Cultura

L’assalto ai cristiani?È un’India chetradisce se stessa

guerre di religione Intervista a Mariella Gramaglia

di Redazione

I26 cristiani uccisi in Orissa, i 10mila sfollati e i 4mila edifici distrutti – fra chiese, centri sociali, case, ospedali – rischiano di minare l’India alle sue basi, nel suo stesso «mito fondativo». Si condensa così l’analisi che Mariella Gramaglia – ex assessore alla Semplificazione e alle Pari opportunità del Comune di Roma – ha maturato dopo più di un anno trascorso sul campo, nella regione del Gujarat, con Progetto sviluppo, la ong della Cgil impegnata in una collaborazione con Sewa-Self Employed Women’s Association, unico sindacato al mondo di sole donne. Un anno che le ha regalato uno sguardo libero da stereotipi sull’India, raccontata nel libro Indiana.
Vita: Perché le violenze contro i cristiani attentano alle fondamenta dell’India?
Mariella Gramaglia: Ogni Paese ha il suo mito fondativo: qui sono la lotta al colonialismo e Ghandi. In entrambi i casi la tolleranza religiosa e il pluralismo sono essenziali. Per questo l’integralismo religioso è una contraddizione, e fra le più inquietanti: è un tradimento della stessa ragion d’essere dell’India.
Vita: Però lei scrive che «nel mondo hindu non esiste il fondamentalismo»?
Gramaglia: Non esiste il fondamentalismo perché non esiste il libro. Esiste però lo sciovinismo, legato al suolo e al sangue. Ed esiste una destra integralista che sposa questa ideologia hindu, questa religione del suolo.
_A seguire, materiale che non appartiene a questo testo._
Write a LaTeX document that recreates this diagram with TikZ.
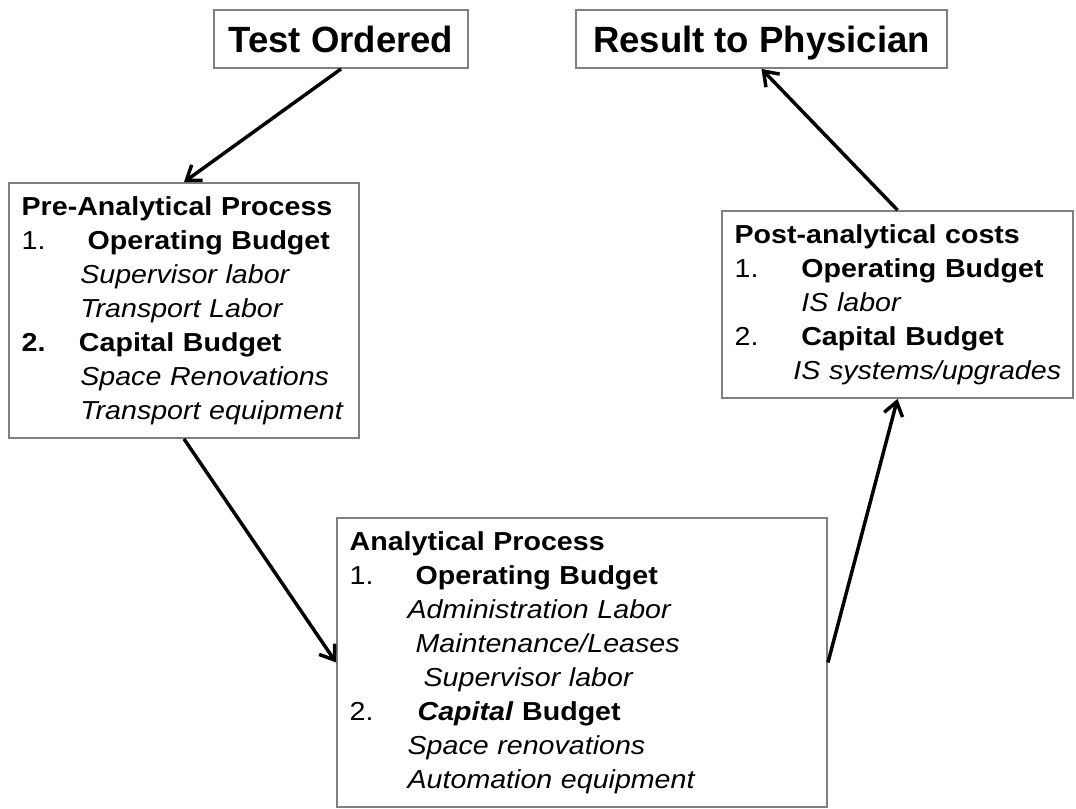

La destra integralista tollera le religioni che hanno fondatori nati nella loro stessa terra, come i buddisti o i sikh, mentre musulmani e cristiani sono visti come eredi dei dominatori. Perché poi le masse seguano questa ideologia? i motivi sono gli stessi in tutto il mondo, è una forma di difesa dalla paura. Anche se è importante ricordare che l’85% degli indiani sono induisti, quindi i fanatici sono una minoranza: bisogna stare attenti anche a non demonizzare questa religione.
Vita: Il direttore dell’Indian Social Institute di Delhi ha parlato di ragioni sociologiche, dicendo che le caste al potere vedono malvolentieri le conversioni al cristianesimo dei fuoricasta…
Gramaglia: È vero. La religione hindu è l’unica a pensare che gli uomini non sono tutti uguali. Religioni come il cristianesimo e il buddismo, con il loro messaggio di riscatto per i dalit e gli adivasi (i tribali) attraggono queste persone, che si convertono anche per trovare una loro dignità. Questa testimonianza di riscatto sociale influenza anche una reazione politica.
Vita: Come si concilia una classe politica così ancorata alle caste con 60 anni di democrazia?
Gramaglia: Bisogna distinguere tra democrazia formale e democrazia sostanziale. In India c’è un rispetto assoluto delle regole e delle pratiche democratiche, ma se mi chiede se questa democrazia riesce a nutrire di senso le pieghe della società civile e della vita quotidiana, devo ammettere che c’è una distanza consistente. Basti pensare che la metà delle donne e il 30% degli uomini sono analfabeti: ciò evidentemente contrasta con la democrazia intesa come nutrimento intellettuale della gente. Dobbiamo evitare la tentazione di sostituire il vecchio stereotipo dell’India passiva con un nuovo stereotipo sfavillante che riguarda in realtà solo una minoranza di cento milioni di persone ma è lontana dagli altri 800 milioni?
Vita: Per molti indiani colti e progressisti, dice nel suo libro, la politica è quella dell’impegno sociale. È davvero così?
Gramaglia: È una cosa che rende questo Paese molto diverso dall’Italia. Noi quando siamo delusi dalla politica facciamo involuzione in noi stessi, là invece la classe media, gli intellettuali, l’equivalente del nostro ceto medio riflessivo, dinanzi alla decadenza della politica istituzionale si butta nell’impegno sociale in prima persona. Ci sono moltissimi professori universitari che tengono corsi di prima alfabetizzazione nei villaggi, attrici che finanziano corsi per prevenire gli aborti selettivi, artisti che adottano a distanza bambini poveri. C’è un’abitudine alla concretezza.
Vita: Come vede il futuro?
Gramaglia: Siamo in un momento di transizione, che si risolverà nella primavera del 2009 con le elezioni. Se dovesse vincere la destra induista certo sarebbe molto preoccupante. Non penso che l’India possa rischiare la dittatura, ma mi auguro che il Congresso continui a governare.